If that’s the only thing keeping them from cutting the cord, they should get an antenna and test out their signal. Chances are they can get the networks just as good from an antenna as they would through the cable.
Well, Fox airs Baseball every Saturday night from Memorial Day until Labor Day (it used to start earlier in the season - they can’t go into September because of college football).

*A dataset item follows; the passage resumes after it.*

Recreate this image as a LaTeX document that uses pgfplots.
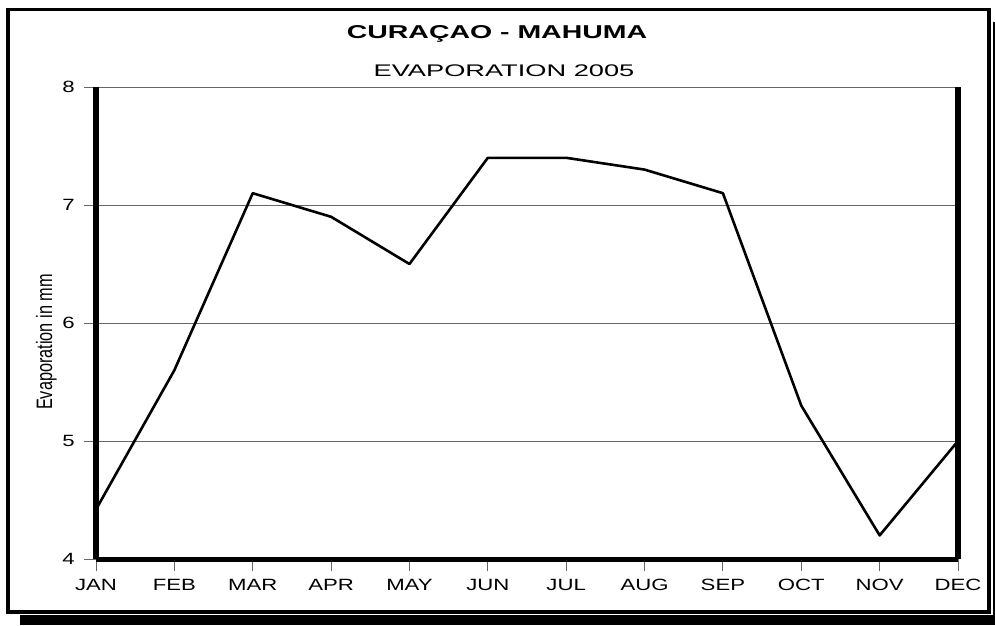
\documentclass[border=0pt]{standalone}
\usepackage{fontspec}
\setmainfont{Liberation Sans}
\newfontfamily\titlefont[FakeStretch=1.53]{Liberation Sans Bold}
\newfontfamily\subfont[FakeStretch=1.62]{Liberation Sans}
\newfontfamily\tickfont[FakeStretch=1.36]{Liberation Sans}
\newfontfamily\ylabfont[FakeStretch=0.73]{Liberation Sans}
\usepackage{pgfplots}
\pgfplotsset{compat=1.18}
\begin{document}
\begin{tikzpicture}
\path[use as bounding box] (0,0) rectangle (995pt,625pt);
\fill[black] (20pt,0) rectangle (995pt,10pt);
\fill[black] (992.5pt,0) rectangle (995pt,603pt);
\draw[line width=3.5pt] (8pt,13pt) rectangle (989pt,615.5pt);
\node[anchor=base, inner sep=0pt, font=\titlefont\fontsize{18.6}{20}\selectfont] at (497pt,586pt) {CURAÇAO - MAHUMA};
\node[anchor=base, inner sep=0pt, font=\subfont\fontsize{16.8}{19}\selectfont] at (504pt,548pt) {EVAPORATION 2005};
\node[anchor=base, rotate=90, inner sep=0pt, font=\ylabfont\fontsize{22.3}{24}\selectfont] at (52pt,283pt) {Evaporation in mm};
\begin{axis}[
  at={(96pt,66pt)}, anchor=south west,
  scale only axis, width=862pt, height=472pt,
  xmin=0, xmax=11, ymin=4, ymax=8,
  xtick={0,...,11},
  xticklabels={JAN,FEB,MAR,APR,MAY,JUN,JUL,AUG,SEP,OCT,NOV,DEC},
  ytick={4,5,6,7,8},
  yticklabels={4,5,6,7,8},
  ymajorgrids,
  grid style={black!60, line width=1pt},
  separate axis lines,
  axis x line*=bottom,
  axis y line*=box,
  x axis line style={-, line width=5pt},
  y axis line style={-, line width=6pt},
  xtick pos=bottom, ytick pos=left,
  tick align=outside,
  major tick length=12pt,
  tick style={black!60, line width=1pt},
  xticklabel style={font=\tickfont\fontsize{16.3}{18}\selectfont, anchor=base, inner sep=0pt, yshift=-19pt},
  yticklabel style={font=\tickfont\fontsize{16.3}{18}\selectfont, anchor=east, inner sep=0pt, xshift=-9pt},
  clip=false,
]
\addplot[black, line width=2.6pt, line join=round] coordinates {
  (0,4.42) (1,5.6) (2,7.1) (3,6.9) (4,6.5) (5,7.4) (6,7.4) (7,7.3) (8,7.1) (9,5.3) (10,4.2) (11,5.0)
};
\end{axis}
\end{tikzpicture}
\end{document}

As for not being able to air a local team’s games, I don’t know if it’s the regional sports networks complaining about it so much as some of the team owners. Pretty much since they moved from New York, the original Giants owners made it quite clear that no regular season home games could air on TV in San Francisco. The one exception I remember was, IIRC, in 1982, when the Giants, Dodgers, and Braves were in a race for the AL West, and the Giants’ last game of the season, at home to the Dodgers, could air locally. Even when they allowed home games to air on an RSN, (a) at first, it required an additional $10/month (which also included the Warriors and, eventually, Sharks games), and (b) if the game was on another station as well - e.g. a Braves-Giants game on WTBS - all of the cable companies in the area had to black it out.

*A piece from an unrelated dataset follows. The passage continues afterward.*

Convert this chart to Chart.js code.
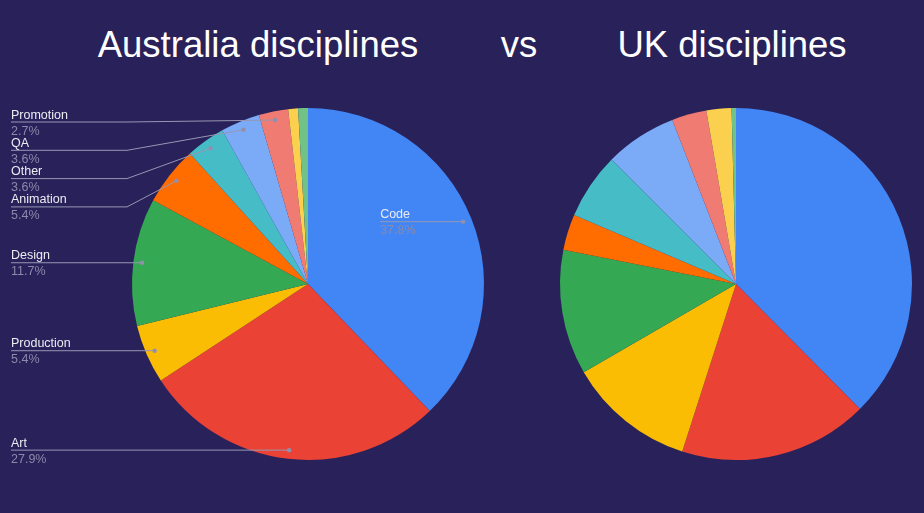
<!DOCTYPE html>
<html>
<head>
<meta charset="utf-8">
<script src="https://cdn.jsdelivr.net/npm/chart.js@4/dist/chart.umd.min.js"></script>
<style>
  html, body { margin: 0; padding: 0; }
  body { width: 924px; height: 513px; background: #29215a; position: relative; overflow: hidden; font-family: "Liberation Sans", Arial, sans-serif; }
  .title { position: absolute; top: 23px; color: #fff; font-size: 36.5px; white-space: nowrap; transform: translateX(-50%); line-height: 44px; }
  canvas { position: absolute; }
</style>
</head>
<body>
<div class="title" style="left:258px">Australia disciplines</div>
<div class="title" style="left:519px">vs</div>
<div class="title" style="left:732px">UK disciplines</div>
<canvas id="au" style="left:0;top:100px;width:616px;height:368px" width="616" height="368"></canvas>
<canvas id="uk" style="left:548px;top:100px;width:376px;height:368px" width="376" height="368"></canvas>
<script>
// disciplines, clockwise from 12 o'clock
const disciplines = ['Code', 'Art', 'Production', 'Design', 'Animation', 'Other', 'QA', 'Promotion', 'Audio', 'Writing'];
// Australia: respondent counts (111 total)
const auValues = [42, 31, 6, 13, 6, 4, 4, 3, 1, 1];
// UK: shares in percent
const ukValues = [37.6, 17.4, 11.7, 11.5, 3.3, 6.1, 6.6, 3.2, 2.3, 0.4];
const sliceColors = ['#4285f4', '#ea4335', '#fbbc04', '#34a853', '#ff6d01', '#46bdc6', '#7baaf7', '#f07b72', '#fcd04f', '#71c287'];

// Google-sheets style labels with leader lines
const leaderLabels = {
  id: 'leaderLabels',
  afterDatasetsDraw(chart) {
    const ctx = chart.ctx;
    const values = chart.data.datasets[0].data;
    const total = values.reduce((a, b) => a + b, 0);
    const arcs = chart.getDatasetMeta(0).data;
    let items = [];
    arcs.forEach((arc, i) => {
      const pct = values[i] / total * 100;
      if (pct < 2) return;
      const mid = (arc.startAngle + arc.endAngle) / 2;
      const r = arc.outerRadius * 0.95;
      items.push({
        name: chart.data.labels[i],
        pct: pct.toFixed(1) + '%',
        x: arc.x + Math.cos(mid) * r,
        y: arc.y + Math.sin(mid) * r,
        left: Math.cos(mid) < 0
      });
    });

    ctx.save();
    ctx.font = '12.5px "Liberation Sans", Arial, sans-serif';
    ctx.textAlign = 'left';
    ctx.lineWidth = 1;

    function drawOne(labelX, elbowX, lineY, it) {
      ctx.strokeStyle = '#9797b3';
      ctx.beginPath();
      ctx.moveTo(labelX, lineY);
      ctx.lineTo(elbowX, lineY);
      ctx.lineTo(it.x, it.y);
      ctx.stroke();
      ctx.fillStyle = '#9090ae';
      ctx.beginPath();
      ctx.arc(it.x, it.y, 2.2, 0, Math.PI * 2);
      ctx.fill();
      ctx.fillStyle = '#ececf2';
      ctx.fillText(it.name, labelX, lineY - 3.5);
      ctx.fillStyle = '#8a8aaa';
      ctx.fillText(it.pct, labelX, lineY + 12.5);
    }

    const lefts = items.filter(d => d.left).sort((a, b) => a.y - b.y);
    let prev = 22 - 28.3;
    lefts.forEach(it => {
      const y = Math.max(it.y, prev + 28.3);
      prev = y;
      drawOne(11, 127, y, it);
    });
    items.filter(d => !d.left).forEach(it => {
      drawOne(it.x - 83, it.x, it.y, it);
    });
    ctx.restore();
  }
};

function pieOptions() {
  return {
    responsive: false,
    animation: false,
    layout: { padding: 8 },
    plugins: { legend: { display: false }, tooltip: { enabled: false } }
  };
}

new Chart(document.getElementById('au'), {
  type: 'pie',
  data: {
    labels: disciplines,
    datasets: [{ data: auValues, backgroundColor: sliceColors, borderWidth: 0 }]
  },
  options: pieOptions(),
  plugins: [leaderLabels]
});

new Chart(document.getElementById('uk'), {
  type: 'pie',
  data: {
    labels: disciplines,
    datasets: [{ data: ukValues, backgroundColor: sliceColors, borderWidth: 0 }]
  },
  options: pieOptions()
});
</script>
</body>
</html>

I do know that an RSN broadcasting a game has to be blacked out outside of the RSN’s main area.
Ironically ESPN is one of the reason I don’t have cable since it’s a mandatory part of bundles and costs several dollars per subscriber per month even if no one actually wants it. Cable companies don’t want to charge $70 a month when a good portion of that is going to the content channels. I’d subscribe to cable if it were only $20-something a month and I got to pick the 15-20 channels I’d actually watch (in addition to of course the useless ad and religion channels that pay to be on cable which I don’t think the cable company would let me opt out of.)
If it’s the local team, you actually might. I know when the Falcons are playing on Monday Night Football or Thursday Night Football, a local Atlanta affiliate puts them on OTA.